5) Learn a Language Through... Your Texts?

Yes -- texts. You read that correctly. Texting with your native speaker friends will help you pick up on phrases you would otherwise miss in ordinary conversation. Write them down; look them up; ask your friends what they mean. Texts are little goldmines for finding slang words and colloquial expressions you'd otherwise miss in a classroom setting or while speaking.

6) Podcasts

Podcasts can help you learn everything from Portuguese to Pashto, and they're a great way to spend a period of time during which you'd normally listen to music or the radio, like your walk to work.

7) Duolingo

Though I haven't personally used the Duolingo app, Apple named it 2013's "free iPhone App of the Year." My friends who use it swear by it, and some have gone so far as to say it's addicting. The app works like a game: You advance through different levels while learning your target language. In the process, however, you help to translate chunks of the Internet. If this sounds familiar, it's because Duolingo's founder, Luis von Ahn, also created reCAPTCHA, which does the same thing, except with those annoying CAPTCHAs you have to decode to prove you're human. Pretty cool, huh?
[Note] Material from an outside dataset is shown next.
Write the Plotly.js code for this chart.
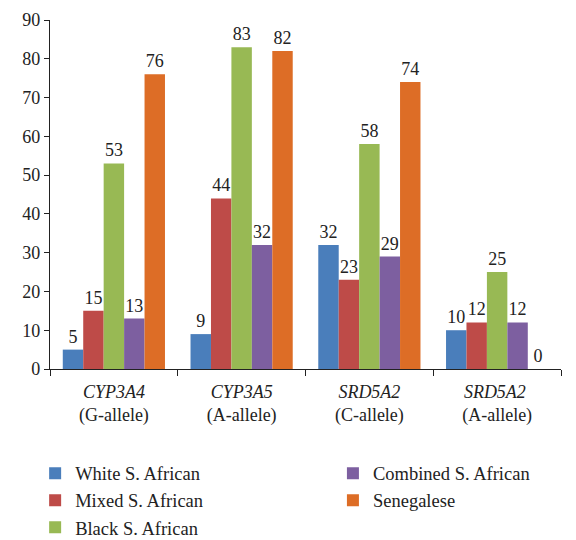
<!DOCTYPE html>
<html><head><meta charset="utf-8">
<script src="https://cdn.plot.ly/plotly-3.0.1.min.js"></script>
<style>html,body{margin:0;padding:0;background:#fff}</style>
</head><body><div id="chart" style="width:576px;height:540px"></div>
<script>
const categories = ["<i>CYP3A4</i><br>(G-allele)", "<i>CYP3A5</i><br>(A-allele)", "<i>SRD5A2</i><br>(C-allele)", "<i>SRD5A2</i> <br>(A-allele)"];
const seriesNames = ["White S. African", "Mixed S. African", "Black S. African", "Combined S. African", "Senegalese"];
const whiteSA = [5, 9, 32, 10];
const mixedSA = [15, 44, 23, 12];
const blackSA = [53, 83, 58, 25];
const combinedSA = [13, 32, 29, 12];
const senegalese = [76, 82, 74, 0];
const seriesValues = [whiteSA, mixedSA, blackSA, combinedSA, senegalese];
const colors = ["#4a7ebb", "#be4b48", "#98b954", "#7d5fa0", "#dd6d26"];
const legendIds = ["legend", "legend", "legend", "legend2", "legend2"];
const font = "Liberation Serif";

const traces = seriesValues.map((vals, i) => ({
  type: "bar",
  name: seriesNames[i],
  x: categories,
  y: vals,
  marker: {color: colors[i]},
  text: vals.map(String),
  textposition: "outside",
  textfont: {family: font, size: 18, color: "#222"},
  cliponaxis: false,
  legend: legendIds[i],
  legendgroup: "g" + i
}));

const legendCommon = {
  orientation: "v",
  xref: "container", yref: "container",
  xanchor: "left", yanchor: "top",
  y: 0.158,
  traceorder: "normal",
  tracegroupgap: 3,
  font: {family: font, size: 18.5, color: "#222"},
  bgcolor: "rgba(0,0,0,0)"
};

const layout = {
  width: 576, height: 540,
  margin: {l: 50, r: 15, t: 20, b: 171, autoexpand: false},
  barmode: "group",
  bargap: 0.2,
  bargroupgap: 0,
  paper_bgcolor: "#fff",
  plot_bgcolor: "#fff",
  font: {family: font, size: 18, color: "#222"},
  showlegend: true,
  legend: Object.assign({}, legendCommon, {x: 0.061}),
  legend2: Object.assign({}, legendCommon, {x: 0.578}),
  xaxis: {
    type: "category",
    automargin: false,
    showline: true, linecolor: "#222", linewidth: 1.2,
    ticks: "outside", tickson: "boundaries", ticklen: 6, tickcolor: "#222",
    tickfont: {family: font, size: 18, color: "#222"},
    ticklabelstandoff: 6,
    tickangle: 0,
    showgrid: false
  },
  yaxis: {
    range: [0, 90],
    dtick: 10,
    automargin: false,
    showline: true, linecolor: "#222", linewidth: 1.2,
    ticks: "outside", ticklen: 5, tickcolor: "#222",
    tickfont: {family: font, size: 18, color: "#222"},
    showgrid: false, zeroline: false
  }
};

Plotly.newPlot("chart", traces, layout, {displayModeBar: false, staticPlot: true});
</script>
</body></html>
8) For iPhone Users: Bonjour Siri!

Siri is now available in for use in English, Spanish, French, German, Italian, Mandarin Chinese, Cantonese, Japanese, and Korean. It just so happens that those are some of the most widely learned languages as well. How convenient! In my experience trying to use Siri in French and Spanish, I've had difficulty if my pronunciation is off, but I also have plenty of difficulty using Siri in English as well. I've found that Siri's voice recognition ability has greatly improved with the introduction of iOS7.